“Club De Cuervos”
If you look somewhere between a traditional Latin American telenovela a la “Yo Soy Betty, La Fea” (the foundation for “Ugly Betty”) and the HBO series “Ballers,” you will find the Netflix gem “Club de Cuervos.” With just the right mix of glitz and grit, this new series takes a melodramatic look at the fate of an upstart Mexican football (let’s not call it soccer) team whose patriarch dies in the first 10 minutes.
Helmed by writer/director Gary Alazraki, “Club De Cuervos” focuses on a football team in the fictional city of Nuevo Toledo whose rise to glory coincides with the growing success of the town’s sports franchise. When the team owner dies while taking a “schvitz” with his son, the future of the beloved Cuervos becomes the center of a battle between slacker son Chava (Luis Gerardo Méndez) and conniving daughter Isabel (Mariana Treviño). Enter the father’s mistress (Stephanie Cayo), who claims to be pregnant with the late club owner’s baby, and we have the makings of a classic telenovela on our hands.
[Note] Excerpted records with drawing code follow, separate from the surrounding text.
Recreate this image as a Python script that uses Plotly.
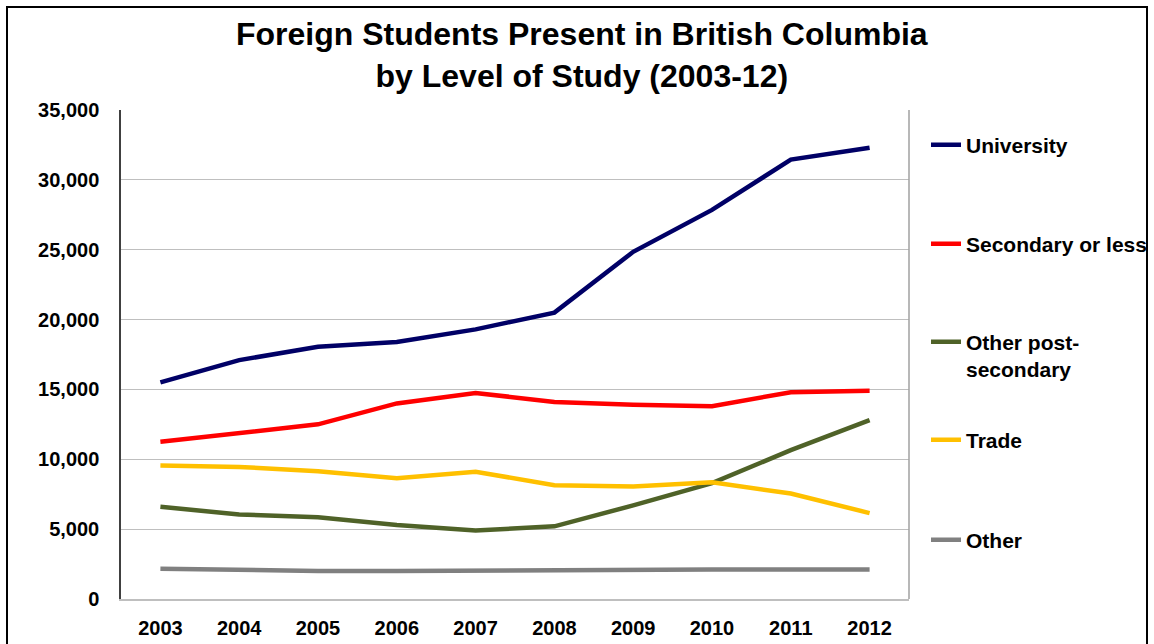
import plotly.graph_objects as go

years = ["2003", "2004", "2005", "2006", "2007", "2008", "2009", "2010", "2011", "2012"]
university = [15500, 17100, 18050, 18400, 19300, 20500, 24850, 27850, 31450, 32300]
secondary = [11250, 11900, 12500, 14000, 14750, 14100, 13900, 13800, 14800, 14900]
other_post = [6600, 6050, 5850, 5300, 4900, 5200, 6700, 8300, 10650, 12800]
trade = [9550, 9450, 9150, 8650, 9100, 8150, 8050, 8350, 7550, 6150]
other = [2170, 2050, 2000, 2000, 2040, 2110, 2080, 2110, 2120, 2120]

series_names = ["University", "Secondary or less", "Other post-<br>secondary", "Trade", "Other"]
series_values = [university, secondary, other_post, trade, other]
series_colors = ["#000066", "#FF0000", "#4F6228", "#FFC000", "#808080"]

title_text = "<b>Foreign Students Present in British Columbia<br>by Level of Study (2003-12)</b>"

W, H = 1154, 644
L, R, T, B = 121, 245, 110, 45
pw, ph = W - L - R, H - T - B

def px_x(x):
    return (x - L) / pw

def px_y(y):
    return (H - B - y) / ph

legend_centers = [145, 244, 355.5, 440, 540]
legend_keys = ["legend", "legend2", "legend3", "legend4", "legend5"]

FONT = "Liberation Sans, Arial, sans-serif"

fig = go.Figure()
for name, vals, col, lk in zip(series_names, series_values, series_colors, legend_keys):
    fig.add_trace(go.Scatter(
        x=years, y=vals, name=name, mode="lines",
        line=dict(color=col, width=4.5),
        legend=lk, hoverinfo="skip",
    ))

layout_legends = {}
for lk, yc in zip(legend_keys, legend_centers):
    layout_legends[lk] = dict(
        x=px_x(926), y=px_y(yc), xanchor="left", yanchor="middle",
        xref="paper", yref="paper",
        bgcolor="rgba(0,0,0,0)", borderwidth=0, valign="top",
        font=dict(family=FONT, size=21, color="#000000", weight="bold"),
        itemclick=False, itemdoubleclick=False,
    )

fig.update_layout(
    width=W, height=H,
    margin=dict(l=L, r=R, t=T, b=B, autoexpand=False),
    paper_bgcolor="white", plot_bgcolor="white",
    showlegend=True,
    xaxis=dict(
        type="category", range=[-0.5, 9.5],
        showgrid=False, showline=True, linecolor="#BFBFBF", linewidth=1.5,
        ticks="", ticklabelstandoff=10,
        tickfont=dict(family=FONT, size=20, color="#000000", weight="bold"),
        zeroline=False, fixedrange=True,
    ),
    yaxis=dict(
        range=[0, 35000], dtick=5000, tickformat=",",
        showgrid=True, gridcolor="#BFBFBF", gridwidth=1.2,
        showline=True, linecolor="#404040", linewidth=1.5,
        ticks="", ticklabelstandoff=16,
        tickfont=dict(family=FONT, size=20, color="#000000", weight="bold"),
        zeroline=False, fixedrange=True,
    ),
    annotations=[
        dict(text=title_text, xref="paper", yref="paper",
             x=px_x(582), y=px_y(14), xanchor="center", yanchor="top",
             showarrow=False, align="center",
             font=dict(family=FONT, size=32, color="#000000")),
    ],
    shapes=[
        dict(type="line", xref="paper", yref="paper", x0=1, x1=1, y0=0, y1=1,
             line=dict(color="#A0A0A0", width=1.5)),
        dict(type="rect", xref="paper", yref="paper",
             x0=px_x(7), x1=px_x(1147), y0=px_y(7), y1=px_y(670),
             line=dict(color="#000000", width=2), fillcolor="rgba(0,0,0,0)",
             layer="below"),
    ],
    **layout_legends,
)

fig.write_html("out.html")
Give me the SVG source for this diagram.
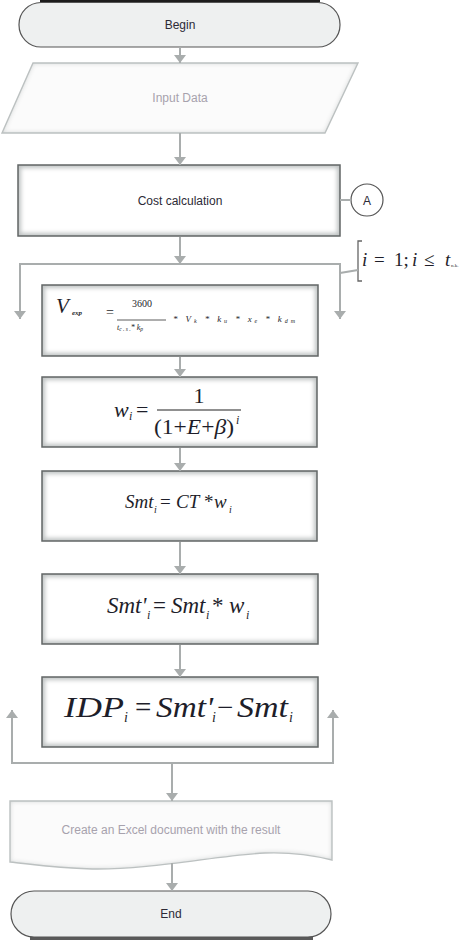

The telenovela is an art form that appears simple, but has been recreated with limited success for mass audiences outside Latin America. Alazraki, known for his 2013 Mexican hit “The Noble Family,” along with co-creator Michael Lam, have taken the elements of a “Spanish soap opera” and emphasized the character interchanges more than some of the predictable plot twists. Leads Mendez and Treviño are brilliant, with a chemistry that is evident in a pair of scenes that begins with them crying on each other’s shoulder and then segues to a key moment went Mendez literally steals the club presidency away from his sister.
While “Club de Cuervos” is a grabber, what is even more interesting is what it represents for Netflix. Key to the streaming giant’s future is expansion to international markets, and “Cuervos,” which has Spanish dialog and English subtitles, will have great appeal to its growing base of Spanish-speaking markets which include Argentina, Chile, Mexico and Peru. The show was shot in Mexico, which makes it more than a lame effort to recreate the proper atmosphere, and great care is taken to ensure the social and cultural references are spot-on. There also are just enough universal touch points to create a sense of timeliness, such as the use of Twitter to document key moments.
Netflix affirms it commitment to its Spanish-speaking market with “Narcos,” premiering Aug. 28, a 10-episode series with English dialog that looks at the life of drug kingpin Pablo Escobar and the Medellin Cartel. Filmed in Colombia, “Narcos” is a joint production between Netflix and Gaumont International Television.